Surprisingly, there is some encouraging news out of Washington, D.C. for financially stressed homeowners across the country.  The Senate Finance Committee approved a bipartisan bill that would extend the Mortgage Forgiveness Debt Relief Act through 2013. This is important as it spares homeowners who receive principle reductions on their mortgages from being hit with hefty federal income taxes on the amounts forgiven.  Otherwise, millions of homeowners who leave their homes could experience massive financial stress. The old law is set to expire in December of this year and because it is an election year, the bill might have difficulty passing this calendar year. The National Association of Realtors and the National association of Home Builders will be lobbying Congress to get this bill to the President’s desk to keep this delicately stable market from back sliding to a foreclosure driven market. This puts people out of their homes and does no one any favors.
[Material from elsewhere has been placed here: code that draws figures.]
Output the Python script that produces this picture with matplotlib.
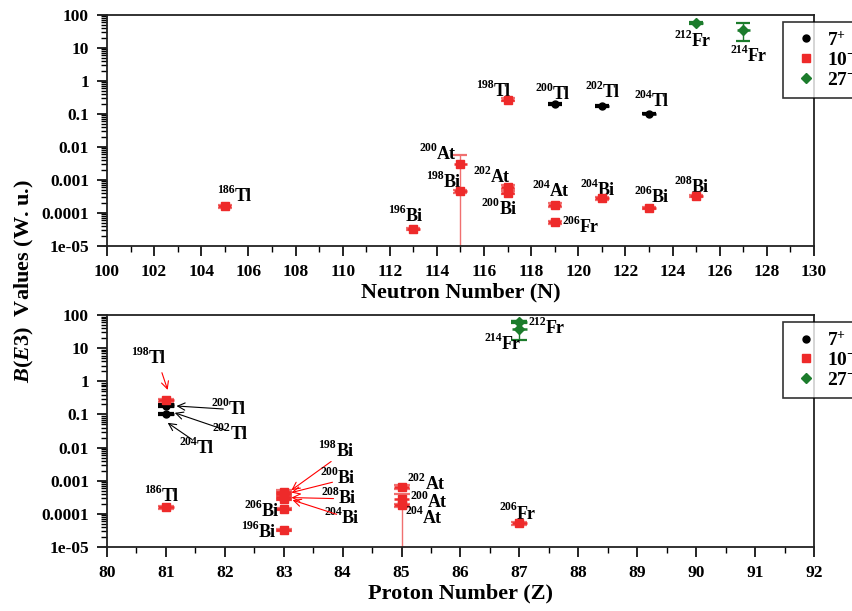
import matplotlib
matplotlib.use('Agg')
import matplotlib.pyplot as plt
from matplotlib.lines import Line2D
from matplotlib.transforms import offset_copy
from matplotlib.ticker import FixedLocator, FixedFormatter, MultipleLocator, LogLocator, NullFormatter

plt.rcParams['font.family'] = ['Liberation Serif', 'DejaVu Serif']
plt.rcParams['font.weight'] = 'bold'
plt.rcParams['mathtext.fontset'] = 'custom'
plt.rcParams['mathtext.rm'] = 'Liberation Serif:bold'
plt.rcParams['mathtext.it'] = 'Liberation Serif:italic:bold'
plt.rcParams['mathtext.bf'] = 'Liberation Serif:bold'

# ---------------- data ----------------
element = ['Tl', 'Tl', 'Tl', 'Tl', 'Tl', 'Bi', 'Bi', 'Bi', 'Bi', 'Bi', 'Bi',
           'At', 'At', 'At', 'Fr', 'Fr', 'Fr']
mass = [198, 200, 202, 204, 186, 196, 198, 200, 204, 206, 208,
        200, 202, 204, 206, 212, 214]
proton = [81, 81, 81, 81, 81, 83, 83, 83, 83, 83, 83, 85, 85, 85, 87, 87, 87]
neutron = [117, 119, 121, 123, 105, 113, 115, 117, 121, 123, 125,
           115, 117, 119, 119, 125, 127]
state = ['10-', '7+', '7+', '7+', '10-', '10-', '10-', '10-', '10-', '10-', '10-',
         '10-', '10-', '10-', '10-', '27-', '27-']
# B(E3) values (W.u.) as drawn vs neutron number
bval_N = [0.27, 0.20, 0.175, 0.102, 1.6e-4, 3.3e-5, 4.6e-4, 4.1e-4, 2.8e-4, 1.4e-4, 3.2e-4,
          3.0e-3, 6.3e-4, 1.75e-4, 5.2e-5, 56, 36]
blow_N = [0.24, 0.19, 0.168, 0.097, 1.45e-4, 3.0e-5, 4.1e-4, 3.7e-4, 2.55e-4, 1.3e-4, 2.95e-4,
          1e-7, 5.5e-4, 1.55e-4, 4.7e-5, 52, 16.5]
bhigh_N = [0.30, 0.21, 0.182, 0.107, 1.75e-4, 3.6e-5, 5.1e-4, 4.6e-4, 3.1e-4, 1.5e-4, 3.5e-4,
           5.7e-3, 7.2e-4, 1.95e-4, 5.7e-5, 60, 56]
# B(E3) values as drawn vs proton number
bval_Z = [0.27, 0.20, 0.175, 0.102, 1.6e-4, 3.3e-5, 4.6e-4, 4.1e-4, 2.8e-4, 1.4e-4, 3.2e-4,
          2.8e-4, 6.3e-4, 1.85e-4, 5.2e-5, 60, 38]
blow_Z = [0.24, 0.19, 0.168, 0.097, 1.45e-4, 3.0e-5, 4.1e-4, 3.7e-4, 2.55e-4, 1.3e-4, 2.95e-4,
          1e-7, 5.5e-4, 1.65e-4, 4.7e-5, 56, 17.6]
bhigh_Z = [0.30, 0.21, 0.182, 0.107, 1.75e-4, 3.6e-5, 5.1e-4, 4.6e-4, 3.1e-4, 1.5e-4, 3.5e-4,
           3.9e-4, 7.2e-4, 2.05e-4, 5.7e-5, 66, 66]

series = ['7+', '10-', '27-']
series_labels = ['7$^{+}$', '10$^{-}$', '27$^{-}$']
ytick_vals = [1e-5, 1e-4, 1e-3, 1e-2, 1e-1, 1, 10, 100]
ytick_text = ['1e-05', '0.0001', '0.001', '0.01', '0.1', '1', '10', '100']

# ---------------- label placement (data coords) ----------------
lab_N = {
    (198, 'Tl'): (116.42, 0.54), (200, 'Tl'): (118.92, 0.43), (202, 'Tl'): (121.04, 0.50),
    (204, 'Tl'): (123.12, 0.265), (186, 'Tl'): (105.43, 3.5e-4), (196, 'Bi'): (112.69, 8.7e-5),
    (198, 'Bi'): (114.3, 9.3e-4), (200, 'Bi'): (116.67, 1.4e-4), (204, 'Bi'): (120.83, 5.3e-4),
    (206, 'Bi'): (123.12, 3.3e-4), (208, 'Bi'): (124.82, 6.6e-4), (200, 'At'): (114.0, 6.6e-3),
    (202, 'At'): (116.29, 1.3e-3), (204, 'At'): (118.8, 5.0e-4), (206, 'Fr'): (120.07, 4.1e-5),
    (212, 'Fr'): (124.82, 17.4), (214, 'Fr'): (127.2, 6.2),
}
lab_Z = {
    (198, 'Tl'): ((80.71, 5.4), (81.03, 0.55), 'red'),
    (200, 'Tl'): ((82.07, 0.155), (81.18, 0.18), 'black'),
    (202, 'Tl'): ((82.10, 0.0275), (81.15, 0.112), 'black'),
    (204, 'Tl'): ((81.53, 0.0104), (81.03, 0.056), 'black'),
    (186, 'Tl'): ((80.93, 3.7e-4), None, None),
    (198, 'Bi'): ((83.89, 8.5e-3), (83.13, 5.2e-4), 'red'),
    (200, 'Bi'): ((83.92, 1.3e-3), (83.13, 4.4e-4), 'red'),
    (208, 'Bi'): ((83.94, 3.2e-4), (83.13, 3.1e-4), 'red'),
    (204, 'Bi'): ((83.99, 8.0e-5), (83.15, 2.6e-4), 'red'),
    (206, 'Bi'): ((82.63, 1.3e-4), None, None),
    (196, 'Bi'): ((82.58, 3.0e-5), None, None),
    (202, 'At'): ((85.41, 8.5e-4), None, None),
    (200, 'At'): ((85.45, 2.5e-4), None, None),
    (204, 'At'): ((85.36, 8.3e-5), None, None),
    (206, 'Fr'): ((86.96, 1.1e-4), None, None),
    (212, 'Fr'): ((87.45, 43), None, None),
    (214, 'Fr'): ((86.70, 14.3), None, None),
}

# ---------------- styles ----------------
RED = '#ee2a2a'
ERR_RED = '#f07070'
GREEN = '#1c7c2c'
style = {
    '7+': dict(color='black', marker='o', ms=5, ecolor='black'),
    '10-': dict(color=RED, marker='s', ms=6, ecolor=RED),
    '27-': dict(color=GREEN, marker='D', ms=5, ecolor=GREEN),
}
EL_SIZE = 13
MASS_SIZE = 8.5

fig = plt.figure(figsize=(8.53, 6.11), dpi=100)
ax1 = fig.add_axes([0.1254, 0.5974, 0.8289, 0.3781])
ax2 = fig.add_axes([0.1254, 0.1047, 0.8289, 0.3797])


def draw(ax, xs, vals, lows, highs, xerr, capsize):
    for s in series:
        idx = [i for i in range(len(xs)) if state[i] == s]
        st = style[s]
        x = [xs[i] for i in idx]
        y = [vals[i] for i in idx]
        ylo = [vals[i] - lows[i] for i in idx]
        yhi = [highs[i] - vals[i] for i in idx]
        ecol = ERR_RED if s == '10-' else st['ecolor']
        ax.errorbar(x, y, yerr=[ylo, yhi], fmt='none', ecolor=ecol, elinewidth=1.0,
                    capsize=capsize, capthick=1.6, zorder=2)
        ax.errorbar(x, y, xerr=xerr, fmt='none', ecolor=st['ecolor'], elinewidth=1.8, zorder=3)
        ax.plot(x, y, linestyle='none', marker=st['marker'], color=st['color'],
                ms=st['ms'], mec=st['color'], zorder=4)


def style_axes(ax, xmin, xmax, major, minor):
    ax.set_yscale('log')
    ax.set_ylim(1e-5, 100)
    ax.set_xlim(xmin, xmax)
    ax.yaxis.set_major_locator(FixedLocator(ytick_vals))
    ax.yaxis.set_major_formatter(FixedFormatter(ytick_text))
    ax.yaxis.set_minor_locator(LogLocator(base=10, subs=range(2, 10), numticks=20))
    ax.yaxis.set_minor_formatter(NullFormatter())
    ax.xaxis.set_major_locator(MultipleLocator(major))
    ax.xaxis.set_minor_locator(MultipleLocator(minor))
    ax.tick_params(which='major', direction='out', length=7, width=1.2, labelsize=12.5,
                   top=False, right=False, pad=6)
    ax.tick_params(which='minor', direction='out', length=4, width=1.0, top=False, right=False)
    for sp in ax.spines.values():
        sp.set_linewidth(1.3)
        sp.set_color('#222222')
    for lab in ax.get_xticklabels() + ax.get_yticklabels():
        lab.set_fontweight('bold')
    handles = [Line2D([], [], linestyle='none', marker=style[s]['marker'], color=style[s]['color'],
                      ms=style[s]['ms']) for s in series]
    leg = ax.legend(handles, series_labels, loc='upper left', bbox_to_anchor=(0.956, 0.97),
                    frameon=True, fancybox=False, edgecolor='black', fontsize=14,
                    handlelength=1.5, handletextpad=0.3, borderpad=0.45, labelspacing=0.12,
                    borderaxespad=0.0)
    leg.get_frame().set_linewidth(1.2)


def nuclide_label(ax, x, y, A, el, tip=None, col=None):
    el_tr = offset_copy(ax.transData, fig=fig, x=0, y=-4.5, units='points')
    ms_tr = offset_copy(ax.transData, fig=fig, x=0, y=1.5, units='points')
    ax.text(x, y, '%d' % A, transform=ms_tr, ha='right', va='baseline',
            fontsize=MASS_SIZE, fontweight='bold')
    if tip is None:
        ax.text(x, y, el, transform=el_tr, ha='left', va='baseline',
                fontsize=EL_SIZE, fontweight='bold')
    else:
        ax.annotate(el, xy=tip, xycoords='data', xytext=(x, y), textcoords=el_tr,
                    ha='left', va='baseline', fontsize=EL_SIZE, fontweight='bold',
                    arrowprops=dict(arrowstyle='->', color=col, lw=0.8, shrinkA=2, shrinkB=0))


draw(ax1, neutron, bval_N, blow_N, bhigh_N, 0.28, 5)
draw(ax2, proton, bval_Z, blow_Z, bhigh_Z, 0.13, 6)
style_axes(ax1, 100, 130, 2, 1)
style_axes(ax2, 80, 92, 1, 0.5)

for i in range(len(mass)):
    key = (mass[i], element[i])
    x, y = lab_N[key]
    nuclide_label(ax1, x, y, mass[i], element[i])
    (tx, ty), tip, col = lab_Z[key]
    nuclide_label(ax2, tx, ty, mass[i], element[i], tip, col)

ax1.set_xlabel('Neutron Number (N)', fontsize=16, fontweight='bold', labelpad=2)
ax2.set_xlabel('Proton Number (Z)', fontsize=16, fontweight='bold', labelpad=2)
fig.text(0.029, 0.54, r'$\mathit{B(E3)}$  Values (W. u.)', rotation=90, fontsize=16,
         fontweight='bold', ha='center', va='center')

fig.savefig('out.png', dpi=100)
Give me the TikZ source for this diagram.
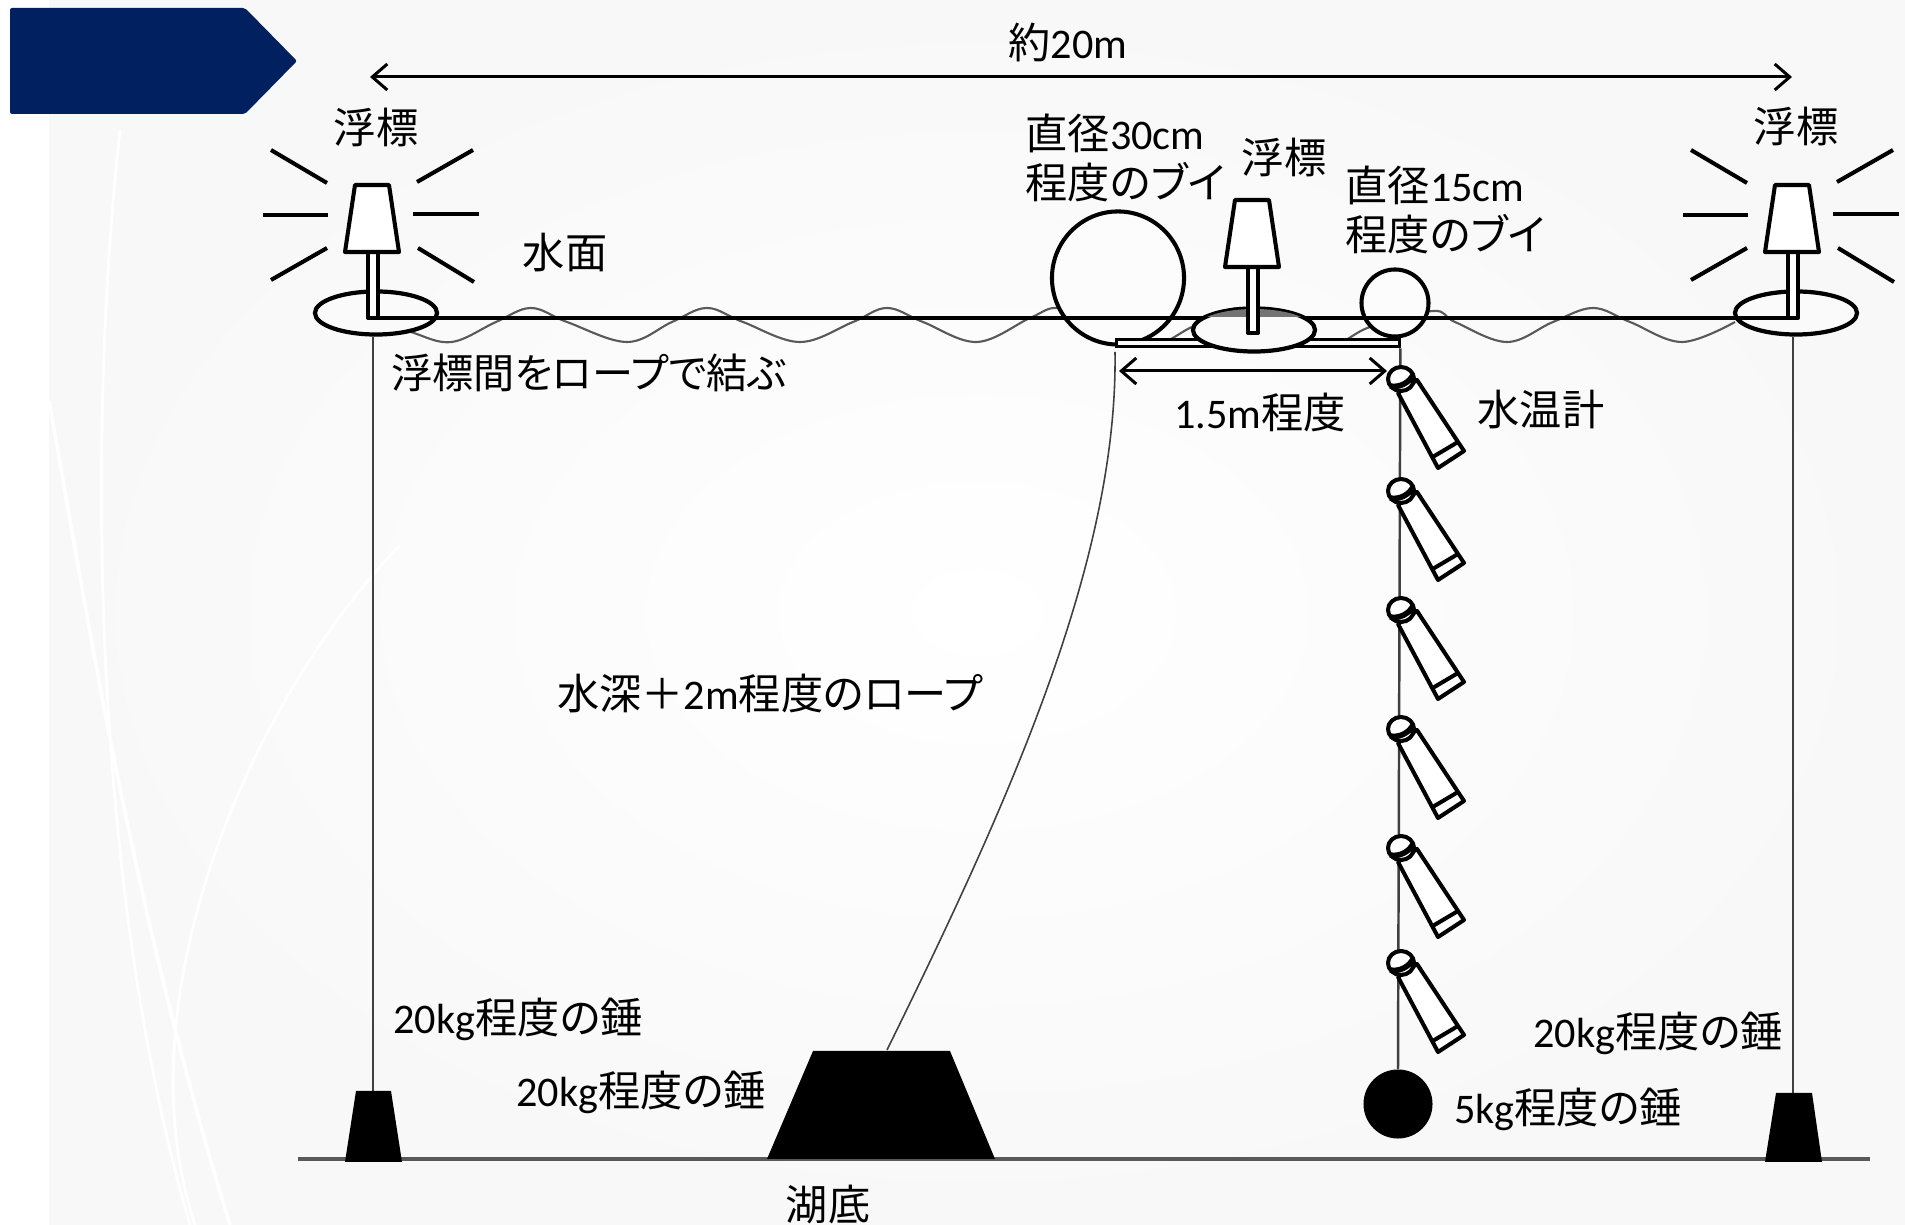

The extension would affect millions of families who are underwater on their loans, or are delinquent on their payments and looking at a foreclosure, short sale, or a deed-in-lieu of foreclosure settlements.  Under federal law, all types of forgiven debt are viewed as ordinary income and subject to regular tax rates.  A homeowner  who has a $300,000 loan and sells his home at $200,000 has a $100,000 gain and would be taxed at his/her adjusted tax rate. On January 1st, all mortgage balances written off by banks would be fully taxable. This proposed extension will have a good chance to pass in the senate but may have a more difficult time in the U.S. House where some see this extension as costing the U.S. Treasury $2.7 billion dollars in 2013, and the U.S. Government is starved for cash. Due to the popularity of the housing deductions and credits, it is my belief that is should get passed and signed into law.  It may be debated and deliberated for a few months, but the housing market is fragile at best and these housing deductions will keep the market stable until the economy improves.